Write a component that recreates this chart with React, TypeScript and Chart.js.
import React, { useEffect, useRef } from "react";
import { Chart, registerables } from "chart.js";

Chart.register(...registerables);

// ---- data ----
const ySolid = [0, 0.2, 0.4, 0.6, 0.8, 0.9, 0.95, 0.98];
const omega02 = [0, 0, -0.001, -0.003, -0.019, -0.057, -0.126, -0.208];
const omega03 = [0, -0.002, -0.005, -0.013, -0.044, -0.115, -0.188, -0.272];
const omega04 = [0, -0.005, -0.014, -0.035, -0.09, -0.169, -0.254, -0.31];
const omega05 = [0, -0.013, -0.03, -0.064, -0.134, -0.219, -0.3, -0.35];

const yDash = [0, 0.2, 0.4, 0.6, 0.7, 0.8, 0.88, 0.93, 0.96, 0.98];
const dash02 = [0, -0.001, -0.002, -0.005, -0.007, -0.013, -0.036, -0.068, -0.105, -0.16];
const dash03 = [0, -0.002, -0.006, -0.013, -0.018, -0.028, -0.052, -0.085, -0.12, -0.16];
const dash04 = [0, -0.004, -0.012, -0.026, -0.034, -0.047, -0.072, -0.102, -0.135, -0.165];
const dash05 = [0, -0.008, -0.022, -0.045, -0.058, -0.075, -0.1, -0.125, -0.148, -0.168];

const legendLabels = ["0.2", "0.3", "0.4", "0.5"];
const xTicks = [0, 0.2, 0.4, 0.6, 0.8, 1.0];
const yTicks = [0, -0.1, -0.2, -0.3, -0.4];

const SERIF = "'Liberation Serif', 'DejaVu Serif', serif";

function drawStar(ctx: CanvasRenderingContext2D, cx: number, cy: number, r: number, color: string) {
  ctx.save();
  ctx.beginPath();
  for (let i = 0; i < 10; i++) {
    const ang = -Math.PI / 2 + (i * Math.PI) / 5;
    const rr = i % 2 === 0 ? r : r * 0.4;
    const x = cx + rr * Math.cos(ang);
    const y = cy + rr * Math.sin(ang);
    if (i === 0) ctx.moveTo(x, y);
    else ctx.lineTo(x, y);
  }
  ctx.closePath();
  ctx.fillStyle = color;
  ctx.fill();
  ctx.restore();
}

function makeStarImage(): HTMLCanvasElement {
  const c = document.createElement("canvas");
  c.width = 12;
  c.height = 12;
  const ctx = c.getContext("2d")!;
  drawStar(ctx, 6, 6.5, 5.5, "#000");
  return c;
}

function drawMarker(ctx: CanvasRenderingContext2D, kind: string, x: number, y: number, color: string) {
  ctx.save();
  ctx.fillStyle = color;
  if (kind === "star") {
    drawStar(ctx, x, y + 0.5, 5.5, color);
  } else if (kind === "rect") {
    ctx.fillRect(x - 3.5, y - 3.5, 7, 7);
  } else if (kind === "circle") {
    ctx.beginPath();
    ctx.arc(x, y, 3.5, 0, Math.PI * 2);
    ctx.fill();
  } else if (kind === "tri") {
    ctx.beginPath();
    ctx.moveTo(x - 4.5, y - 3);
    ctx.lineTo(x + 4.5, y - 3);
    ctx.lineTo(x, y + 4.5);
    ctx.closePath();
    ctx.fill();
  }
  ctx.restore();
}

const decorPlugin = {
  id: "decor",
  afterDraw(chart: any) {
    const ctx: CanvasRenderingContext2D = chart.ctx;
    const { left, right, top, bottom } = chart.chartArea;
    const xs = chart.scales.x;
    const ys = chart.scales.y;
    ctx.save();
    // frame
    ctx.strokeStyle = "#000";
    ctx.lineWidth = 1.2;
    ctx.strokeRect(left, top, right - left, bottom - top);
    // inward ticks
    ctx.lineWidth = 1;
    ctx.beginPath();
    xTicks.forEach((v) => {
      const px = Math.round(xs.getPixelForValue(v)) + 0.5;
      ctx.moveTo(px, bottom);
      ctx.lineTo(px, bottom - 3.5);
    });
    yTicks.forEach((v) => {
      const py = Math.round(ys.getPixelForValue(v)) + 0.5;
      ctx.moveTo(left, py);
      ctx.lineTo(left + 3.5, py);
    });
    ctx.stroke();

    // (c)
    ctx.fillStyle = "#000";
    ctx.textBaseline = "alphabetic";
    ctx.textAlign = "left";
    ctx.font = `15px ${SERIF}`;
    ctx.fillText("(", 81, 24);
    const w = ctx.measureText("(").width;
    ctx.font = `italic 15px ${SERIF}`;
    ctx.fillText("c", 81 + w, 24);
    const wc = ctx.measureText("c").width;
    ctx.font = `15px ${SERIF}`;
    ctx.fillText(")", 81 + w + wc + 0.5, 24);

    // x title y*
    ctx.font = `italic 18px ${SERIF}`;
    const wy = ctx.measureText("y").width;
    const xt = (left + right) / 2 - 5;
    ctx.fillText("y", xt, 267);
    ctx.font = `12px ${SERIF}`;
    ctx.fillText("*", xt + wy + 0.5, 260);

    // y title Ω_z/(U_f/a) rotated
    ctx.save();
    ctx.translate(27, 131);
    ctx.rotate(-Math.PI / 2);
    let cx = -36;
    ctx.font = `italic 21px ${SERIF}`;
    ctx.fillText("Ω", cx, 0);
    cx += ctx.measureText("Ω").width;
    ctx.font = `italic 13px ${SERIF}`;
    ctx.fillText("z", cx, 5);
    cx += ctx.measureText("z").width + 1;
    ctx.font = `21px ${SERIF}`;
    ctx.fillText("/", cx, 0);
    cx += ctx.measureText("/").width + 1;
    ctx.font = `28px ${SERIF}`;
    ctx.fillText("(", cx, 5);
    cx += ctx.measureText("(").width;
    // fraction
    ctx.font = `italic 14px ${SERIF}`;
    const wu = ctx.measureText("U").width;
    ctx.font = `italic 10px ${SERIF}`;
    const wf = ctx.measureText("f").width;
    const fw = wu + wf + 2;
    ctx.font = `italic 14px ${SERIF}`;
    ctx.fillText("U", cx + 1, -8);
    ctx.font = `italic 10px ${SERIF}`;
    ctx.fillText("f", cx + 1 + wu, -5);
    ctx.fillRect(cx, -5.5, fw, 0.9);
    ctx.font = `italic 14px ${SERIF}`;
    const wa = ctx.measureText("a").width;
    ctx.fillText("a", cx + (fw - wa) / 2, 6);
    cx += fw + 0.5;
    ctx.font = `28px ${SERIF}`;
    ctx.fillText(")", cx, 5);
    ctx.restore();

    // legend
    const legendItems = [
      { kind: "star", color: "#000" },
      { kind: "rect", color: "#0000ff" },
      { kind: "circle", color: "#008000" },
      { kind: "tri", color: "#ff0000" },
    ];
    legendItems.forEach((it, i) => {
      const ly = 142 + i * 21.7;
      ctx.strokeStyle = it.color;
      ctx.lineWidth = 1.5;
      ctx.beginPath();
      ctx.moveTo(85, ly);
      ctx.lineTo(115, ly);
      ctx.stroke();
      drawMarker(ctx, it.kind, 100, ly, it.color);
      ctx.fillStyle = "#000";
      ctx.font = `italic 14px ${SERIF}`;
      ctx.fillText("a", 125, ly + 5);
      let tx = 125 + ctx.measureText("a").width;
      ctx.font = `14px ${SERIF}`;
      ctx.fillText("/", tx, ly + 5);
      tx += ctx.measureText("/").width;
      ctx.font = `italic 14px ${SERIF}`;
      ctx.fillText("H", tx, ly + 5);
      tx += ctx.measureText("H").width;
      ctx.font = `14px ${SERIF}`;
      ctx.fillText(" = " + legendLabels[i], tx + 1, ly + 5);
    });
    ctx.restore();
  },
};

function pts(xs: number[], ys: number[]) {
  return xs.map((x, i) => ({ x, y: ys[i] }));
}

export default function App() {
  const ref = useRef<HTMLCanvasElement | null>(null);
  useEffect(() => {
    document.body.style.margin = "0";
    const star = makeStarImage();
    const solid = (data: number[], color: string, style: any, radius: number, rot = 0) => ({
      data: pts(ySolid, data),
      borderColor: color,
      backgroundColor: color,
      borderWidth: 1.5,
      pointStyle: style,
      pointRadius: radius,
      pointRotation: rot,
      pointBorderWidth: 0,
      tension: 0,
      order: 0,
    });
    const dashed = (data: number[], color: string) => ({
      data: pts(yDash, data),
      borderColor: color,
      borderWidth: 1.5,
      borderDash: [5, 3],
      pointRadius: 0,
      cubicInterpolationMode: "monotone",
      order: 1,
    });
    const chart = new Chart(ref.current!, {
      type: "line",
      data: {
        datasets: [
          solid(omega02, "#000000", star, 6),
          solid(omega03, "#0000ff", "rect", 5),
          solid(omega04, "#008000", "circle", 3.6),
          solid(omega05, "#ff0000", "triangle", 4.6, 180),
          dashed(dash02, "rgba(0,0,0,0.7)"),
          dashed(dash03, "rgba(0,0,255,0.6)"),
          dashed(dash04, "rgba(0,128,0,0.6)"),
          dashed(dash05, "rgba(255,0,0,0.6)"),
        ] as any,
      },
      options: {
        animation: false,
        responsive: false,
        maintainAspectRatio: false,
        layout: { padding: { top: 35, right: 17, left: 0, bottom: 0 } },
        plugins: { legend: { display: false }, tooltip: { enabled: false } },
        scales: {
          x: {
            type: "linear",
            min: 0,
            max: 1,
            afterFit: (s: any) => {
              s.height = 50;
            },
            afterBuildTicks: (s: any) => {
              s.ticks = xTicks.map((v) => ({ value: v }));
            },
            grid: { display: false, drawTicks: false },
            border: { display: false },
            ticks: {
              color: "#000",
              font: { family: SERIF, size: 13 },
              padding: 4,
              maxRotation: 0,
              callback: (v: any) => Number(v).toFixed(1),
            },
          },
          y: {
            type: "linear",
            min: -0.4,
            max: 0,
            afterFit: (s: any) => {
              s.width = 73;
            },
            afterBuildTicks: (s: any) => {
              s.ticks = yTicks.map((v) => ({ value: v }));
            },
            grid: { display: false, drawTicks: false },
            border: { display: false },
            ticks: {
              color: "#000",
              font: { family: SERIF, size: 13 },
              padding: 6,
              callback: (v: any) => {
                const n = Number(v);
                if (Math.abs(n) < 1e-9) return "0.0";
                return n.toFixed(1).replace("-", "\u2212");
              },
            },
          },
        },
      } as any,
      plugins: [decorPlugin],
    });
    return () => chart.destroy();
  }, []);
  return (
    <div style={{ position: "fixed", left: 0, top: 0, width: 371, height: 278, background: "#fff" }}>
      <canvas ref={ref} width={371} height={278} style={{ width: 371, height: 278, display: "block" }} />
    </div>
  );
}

__Aim of the exercise__: Write out exactly the lines from the start of the material through the line with "Chart.register(...registerables);". No other output is expected.

__Written answer__:
Write a component that recreates this chart with React, TypeScript and Chart.js.
import React, { useEffect, useRef } from "react";
import { Chart, registerables } from "chart.js";

Chart.register(...registerables);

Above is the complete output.